2. We do it to communicate more effectively. In many jobs, we have a particular language that we use, like a verbal code that helps us communicate easier.

3. We do it to avoid drawing attention to ourselves. We sometimes just want to feel like a part of the crowd and not be the center of attention.

4. We do it to draw attention to ourselves. We use it to impress others sometimes without consciously realizing it. By making ourselves stand out we can draw the attention of those to whom we may be attracted.

5. We rarely realize that we absorb language and culture through a social osmosis. I was born in Okinawa, lived in the PI and HI before arriving in San Diego at the age of 7. I lived there for 8 years and then moved to Texas when my father retired. Everyone in Texas remarked on my accent (as if California has a regional accent) and in the almost 9 years since moving to Texas, I have been back to California several times and everyone remarks on my 'Texas Twang'.

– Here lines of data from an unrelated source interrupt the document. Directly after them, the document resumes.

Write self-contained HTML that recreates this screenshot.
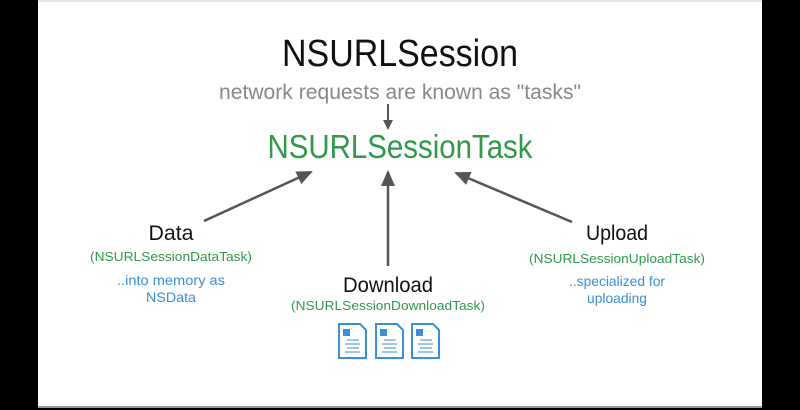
<!DOCTYPE html>
<html><head><style>html,body{margin:0;padding:0;background:#000;}svg{display:block}</style></head>
<body>
<svg width="800" height="410" viewBox="0 0 800 410" xmlns="http://www.w3.org/2000/svg" font-family="Liberation Sans, sans-serif">
<rect width="800" height="410" fill="#000"/>
<rect x="38" y="0" width="724" height="408" fill="#fff"/>
<rect x="38" y="0" width="724" height="2" fill="#e6e6e6"/>
<rect x="38" y="406" width="724" height="2" fill="#999"/>
<defs><marker id="a" markerWidth="10" markerHeight="10" refX="8" refY="5" orient="auto" markerUnits="userSpaceOnUse"><path d="M0,0 L10,5 L0,10 z" fill="#555"/></marker>
<marker id="b" markerWidth="16" markerHeight="14" refX="14" refY="7" orient="auto" markerUnits="userSpaceOnUse"><path d="M0,0 L16,7 L0,14 z" fill="#555"/></marker></defs>
<text x="400" y="66" font-size="38" text-anchor="middle" textLength="236" lengthAdjust="spacingAndGlyphs" fill="#111">NSURLSession</text>
<text x="400" y="99" font-size="21" text-anchor="middle" textLength="362" lengthAdjust="spacingAndGlyphs" fill="#888">network requests are known as "tasks"</text>
<line x1="388" y1="104" x2="388" y2="128" stroke="#555" stroke-width="2" marker-end="url(#a)"/>
<text x="400" y="158" font-size="33" text-anchor="middle" textLength="265" lengthAdjust="spacingAndGlyphs" fill="#2e9a4a">NSURLSessionTask</text>
<line x1="204" y1="221" x2="311" y2="172" stroke="#555" stroke-width="2.5" marker-end="url(#b)"/>
<line x1="388" y1="266" x2="388" y2="172" stroke="#555" stroke-width="2.5" marker-end="url(#b)"/>
<line x1="572" y1="222" x2="456" y2="173" stroke="#555" stroke-width="2.5" marker-end="url(#b)"/>
<text x="171" y="240" font-size="21" text-anchor="middle" textLength="45" lengthAdjust="spacingAndGlyphs" fill="#111">Data</text>
<text x="171" y="261" font-size="13" text-anchor="middle" textLength="162" lengthAdjust="spacingAndGlyphs" fill="#2e9a4a">(NSURLSessionDataTask)</text>
<text x="171" y="285" font-size="14" text-anchor="middle" textLength="108" lengthAdjust="spacingAndGlyphs" fill="#3a8fd8">..into memory as</text>
<text x="171" y="302" font-size="14" text-anchor="middle" textLength="50" lengthAdjust="spacingAndGlyphs" fill="#3a8fd8">NSData</text>
<text x="388" y="292" font-size="21" text-anchor="middle" textLength="90" lengthAdjust="spacingAndGlyphs" fill="#111">Download</text>
<text x="388" y="310" font-size="13" text-anchor="middle" textLength="194" lengthAdjust="spacingAndGlyphs" fill="#2e9a4a">(NSURLSessionDownloadTask)</text>
<text x="617" y="240" font-size="21" text-anchor="middle" textLength="62" lengthAdjust="spacingAndGlyphs" fill="#111">Upload</text>
<text x="617" y="263" font-size="13" text-anchor="middle" textLength="176" lengthAdjust="spacingAndGlyphs" fill="#2e9a4a">(NSURLSessionUploadTask)</text>
<text x="617" y="286" font-size="14" text-anchor="middle" textLength="96" lengthAdjust="spacingAndGlyphs" fill="#3a8fd8">..specialized for</text>
<text x="617" y="303" font-size="14" text-anchor="middle" textLength="60" lengthAdjust="spacingAndGlyphs" fill="#3a8fd8">uploading</text>
<g fill="none" stroke="#3a8fd8" stroke-width="2">
<g transform="translate(339,324)"><path d="M0,0 H21 L27,6 V34 H0 Z"/><rect x="4" y="5" width="7" height="7" fill="#3a8fd8" stroke="none"/><path d="M8,16 H20 M6,20 H21 M8,24 H20 M6,28 H21" stroke-width="1"/></g>
<g transform="translate(376,324)"><path d="M0,0 H21 L27,6 V34 H0 Z"/><rect x="4" y="5" width="7" height="7" fill="#3a8fd8" stroke="none"/><path d="M8,16 H20 M6,20 H21 M8,24 H20 M6,28 H21" stroke-width="1"/></g>
<g transform="translate(412,324)"><path d="M0,0 H21 L27,6 V34 H0 Z"/><rect x="4" y="5" width="7" height="7" fill="#3a8fd8" stroke="none"/><path d="M8,16 H20 M6,20 H21 M8,24 H20 M6,28 H21" stroke-width="1"/></g>
</g>
</svg>
</body></html>
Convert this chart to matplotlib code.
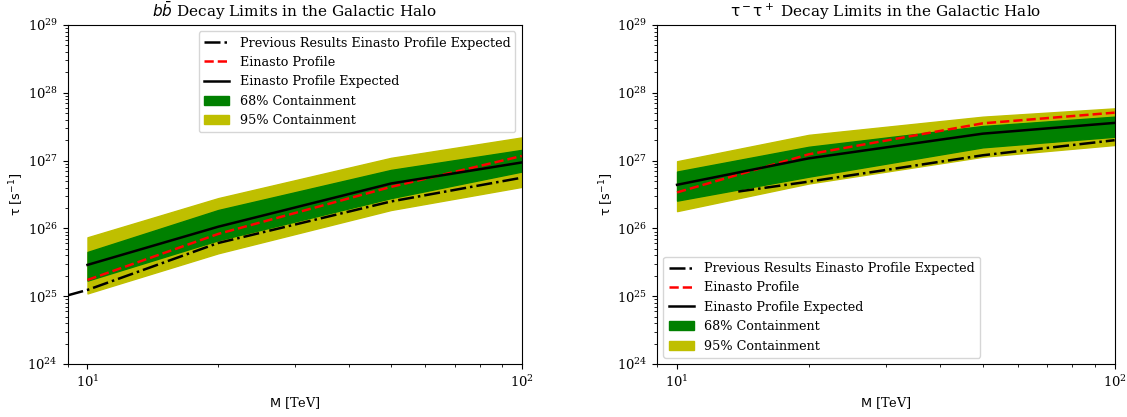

As to written language, we write the language as we form it in our minds. If I write a story with multiple characters, their conversation will vary based on how I visualize/hear them speak. A truly gifted author has a knack for differentiating speech patterns among characters to the point that the words can tell you who is speaking without the author needing to point it out.

waif

Be kind to those who are unkind, tolerant toward those who treat you with intolerance, loving to those who withhold their love, and always smile through the pains of life.

Hmmm...

I was taken in by two women from Ireland when I was fourteen years old. I was so ready to lose everything that reminded me of my nightmare back in Boston that I began to consciously adopt the most charming brogue of one lady. Her accent was quite noticeable and I found the 'music' of it most attractive. By the time I began school some four months later, everyone thought I was a foreign student. There were two other Irish students attending this particular school. My brogue was so perfect that they both thought I was from the county she was born in!!!